Appalled, Captain Muskysac’s jaw dropped. He whispered a tense warning. “You do realize Neverwash Walter and others can hear you in the next cabin?”
“All the better. I’m a randy exhibitionist. Let’s get loud! Lash me to yer throbbing purple yardarm, hop’n jack me, whip the pony, butter the biscuits, take me if you must, grease me with deck-wax, pin me flat, and ravish me on your thick commanding masthead. Your mysteriously threatening knobby turgidness compels me to surrender!”
“Yes, your stony rock hard as iron and straight as a plank of wood turgidness. Shove it in me, lord of my mattress! For you, my dewy quim is like a fragrant rose shyly opening its delicate silky pink petals to the first fair day of spring sunshine that we call love. My naughty lady-slipper pouts, longs, desires, drools, and oozes with love nectar waiting for you to take me again and again and again and again—”
“All right, already!” he announced as he tore at his laces and evacuated his threateningly turgid, inhumanly proportioned, mapped with veins, sweaty, salty manhood from his skintight period-correct breeches and let it thrust in all its twitching glory toward her startled face. “I’m going to slip you the sausage and mash the potatoes. Then I’m going to spill man-gravy all over your plate, and let it all soak in the sink until morning. I doubt you’ll walk upright for a week!”

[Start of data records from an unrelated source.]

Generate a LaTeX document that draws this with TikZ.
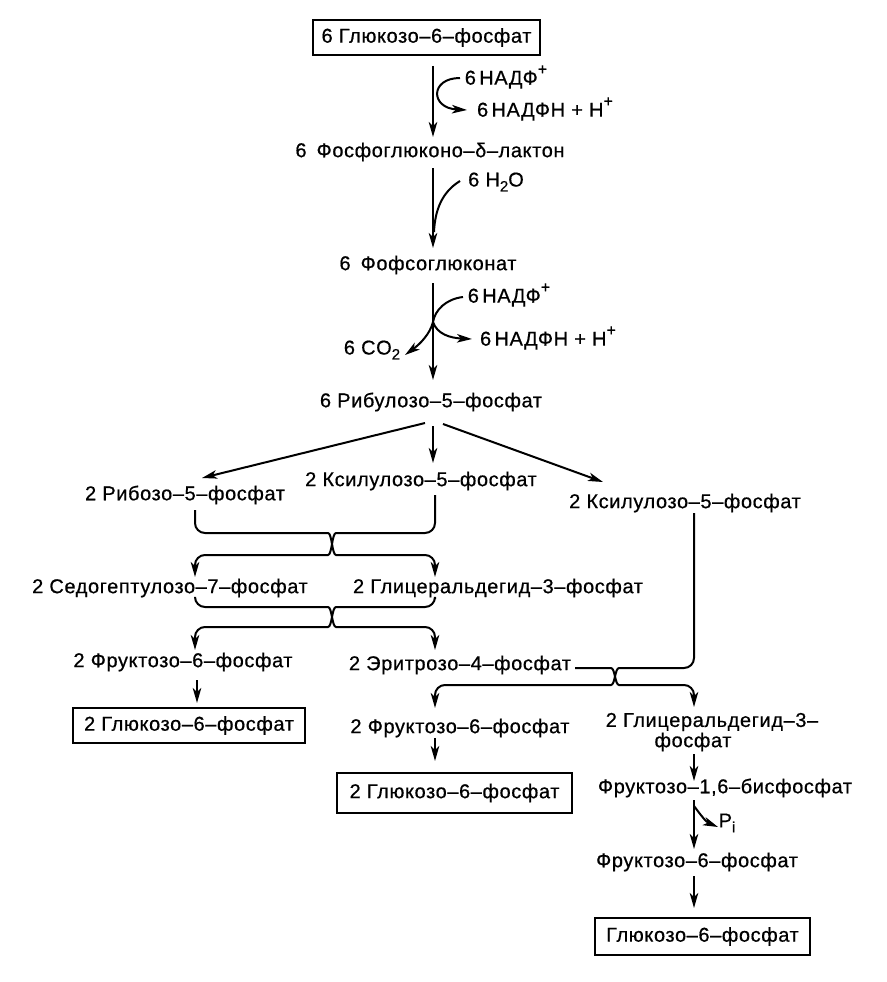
\documentclass[tikz,border=0pt]{standalone}
\usepackage{fontspec}
\setmainfont{Liberation Sans}[LetterSpace=3,FakeBold=0.6]
\usetikzlibrary{arrows.meta}
\newcommand\mysup[1]{\raisebox{0.5em}{\fontsize{16}{16}\selectfont #1}}
\newcommand\mysub[1]{\raisebox{-0.25em}{\fontsize{15}{15}\selectfont #1}}
\begin{document}
\begin{tikzpicture}[x=1pt,y=-1pt,
  lbl/.style={inner sep=0pt, font=\fontsize{20}{23}\selectfont},
  endbox/.style={draw, line width=1.8pt, inner sep=0pt, font=\fontsize{20}{23}\selectfont, minimum height=35pt},
  flow/.style={line width=2pt, -{Stealth[length=15pt,width=8.5pt,inset=4pt]}},
  plain/.style={line width=2pt},
  bendflow/.style={line width=2pt, rounded corners=10pt, -{Stealth[length=15pt,width=8.5pt,inset=4pt]}},
]
\useasboundingbox (0,0) rectangle (886,982);
% ---------- nodes
\node[endbox, minimum width=227pt] (g6p) at (426.5,37.5) {6 Глюкозо–6–фосфат};
\node[lbl] (nadp1) at (506,77) {6\,НАДФ\mysup{+}};
\node[lbl] (nadph1) at (545,109) {6\,НАДФН + Н\mysup{+}};
\node[lbl] (lact) at (430,152) {6\enspace Фосфоглюконо–δ–лактон};
\node[lbl] (h2o) at (496,182) {6 H\mysub{2}O};
\node[lbl] (pglc) at (428,265) {6\enspace Фофсоглюконат};
\node[lbl] (nadp2) at (509,295) {6\,НАДФ\mysup{+}};
\node[lbl] (nadph2) at (548,338) {6\,НАДФН + Н\mysup{+}};
\node[lbl] (co2) at (372,350) {6 CO\mysub{2}};
\node[lbl] (ru5p) at (431,402) {6 Рибулозо–5–фосфат};
\node[lbl] (r5p) at (185,495) {2 Рибозо–5–фосфат};
\node[lbl] (xu5pA) at (421,481) {2 Ксилулозо–5–фосфат};
\node[lbl] (xu5pB) at (685,503) {2 Ксилулозо–5–фосфат};
\node[lbl] (s7p) at (170,588) {2 Седогептулозо–7–фосфат};
\node[lbl] (gapA) at (498,588) {2 Глицеральдегид–3–фосфат};
\node[lbl] (f6pA) at (183,662) {2 Фруктозо–6–фосфат};
\node[lbl] (e4p) at (460,665) {2 Эритрозо–4–фосфат};
\node[endbox, minimum width=232pt] (g6pA) at (189,725.5) {2 Глюкозо–6–фосфат};
\node[lbl] (f6pB) at (460,728) {2 Фруктозо–6–фосфат};
\node[endbox, minimum width=235pt, minimum height=40pt] (g6pB) at (454.5,793) {2 Глюкозо–6–фосфат};
\node[lbl] (gapB1) at (712,722) {2 Глицеральдегид–3–};
\node[lbl] (gapB2) at (693,742) {фосфат};
\node[lbl] (fbp) at (725,788) {Фруктозо–1,6–бисфосфат};
\node[lbl] (pi) at (727,823) {P\mysub{i}};
\node[lbl] (f6pC) at (697,862) {Фруктозо–6–фосфат};
\node[endbox, minimum width=215pt, minimum height=37pt] (g6pC) at (702.5,936.5) {Глюкозо–6–фосфат};
% ---------- coordinates
\coordinate (a1s) at (433,66);  \coordinate (a1e) at (433,137);
\coordinate (n1s) at (460,78);  \coordinate (n1e) at (467,110);
\coordinate (a2s) at (433,168); \coordinate (a2e) at (433,248);
\coordinate (h2s) at (460,181); \coordinate (h2e) at (434,232);
\coordinate (a3s) at (433,283); \coordinate (a3e) at (433,380);
\coordinate (n2s) at (463,297); \coordinate (jn) at (433,322);
\coordinate (n2e) at (472,339); \coordinate (co2e) at (405,355);
\coordinate (rl) at (425,423);  \coordinate (rle) at (202,478);
\coordinate (rm) at (433,426);  \coordinate (rme) at (433,463);
\coordinate (rr) at (443,424);  \coordinate (rre) at (603,482);
\coordinate (c1a) at (195,510); \coordinate (c1ae) at (435,577);
\coordinate (c1b) at (435,495); \coordinate (c1be) at (195,577);
\coordinate (c2a) at (195,598); \coordinate (c2ae) at (435,650);
\coordinate (c2b) at (435,599); \coordinate (c2be) at (195,650);
\coordinate (c3a) at (575,668); \coordinate (c3ae) at (694,707);
\coordinate (c3b) at (694,513); \coordinate (c3be) at (435,708);
\coordinate (l1s) at (197,680); \coordinate (l1e) at (197,703);
\coordinate (m1s) at (435,738); \coordinate (m1e) at (435,761);
\coordinate (r1s) at (694,754); \coordinate (r1e) at (694,781);
\coordinate (r2s) at (694,800); \coordinate (r2e) at (694,849);
\coordinate (pis) at (694,806); \coordinate (pie) at (718,827);
\coordinate (r3s) at (694,876); \coordinate (r3e) at (694,908);
% ---------- connectors
\draw[flow] (a1s) -- (a1e);
\draw[flow] (n1s) .. controls (430,78) and (430,108) .. (n1e);
\draw[flow] (a2s) -- (a2e);
\draw[plain] (h2s) .. controls (442,192) and (435,210) .. (h2e);
\draw[flow] (a3s) -- (a3e);
\draw[plain] (n2s) .. controls (446,299) and (435,310) .. (jn);
\draw[flow] (jn) .. controls (437,334) and (450,338) .. (n2e);
\draw[flow] (jn) .. controls (430,334) and (420,344) .. (co2e);
\draw[flow] (rl) -- (rle);
\draw[flow] (rm) -- (rme);
\draw[flow] (rr) -- (rre);
% crossing 1
\draw[bendflow] (c1a) -- (195,533) -- (318,533) .. controls (332,533) and (332,555) .. (346,555) -- (435,555) -- (c1ae);
\draw[bendflow] (c1b) -- (435,533) -- (346,533) .. controls (332,533) and (332,555) .. (318,555) -- (195,555) -- (c1be);
% crossing 2
\draw[bendflow] (c2a) -- (195,607) -- (318,607) .. controls (332,607) and (332,627) .. (346,627) -- (435,627) -- (c2ae);
\draw[bendflow] (c2b) -- (435,607) -- (346,607) .. controls (332,607) and (332,627) .. (318,627) -- (195,627) -- (c2be);
% crossing 3
\draw[bendflow] (c3a) -- (601,668) .. controls (615,668) and (615,685) .. (629,685) -- (694,685) -- (c3ae);
\draw[bendflow] (c3b) -- (694,668) -- (629,668) .. controls (615,668) and (615,685) .. (601,685) -- (435,685) -- (c3be);
% lower arrows
\draw[flow] (l1s) -- (l1e);
\draw[flow] (m1s) -- (m1e);
\draw[flow] (r1s) -- (r1e);
\draw[flow] (r2s) -- (r2e);
\draw[flow] (pis) .. controls (700,814) and (706,822) .. (pie);
\draw[flow] (r3s) -- (r3e);
\end{tikzpicture}
\end{document}
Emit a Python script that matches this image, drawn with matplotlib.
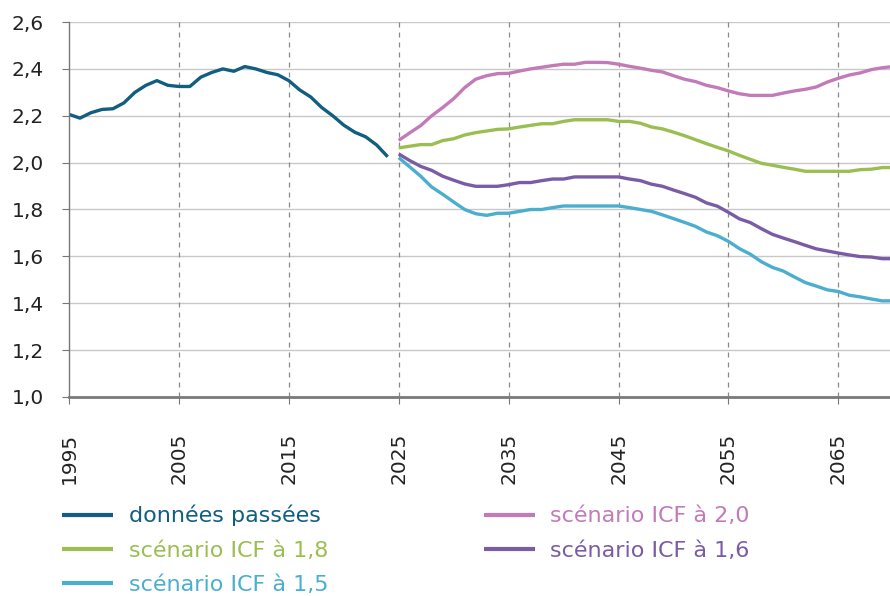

“Nay, if I ever walk again!” She screamed ridiculously and ducked under the bedcovers. “You’re so massively, hugely big! The sheer girthy width of your tremendously engorged spit–red-hot-rivets-wang-hammer is enough to kill a girl. The impressive volume of your man-tool leaves me humbled, awed, and yet strangely drawn to the danger-tinged mystery of its wrinkled foreskin.” She sighed sweetly. “Your balls are big too.”
“So is your plump round bottom, madam. Bend over! I shall take a brisk palm to task against those firm, proud peaches and paddle a happy tune on your pink drum skins before I lave my tongue between your warm, wet woman folds and send the fire truck to hose down the flames.”
He did and they lived happily ever after.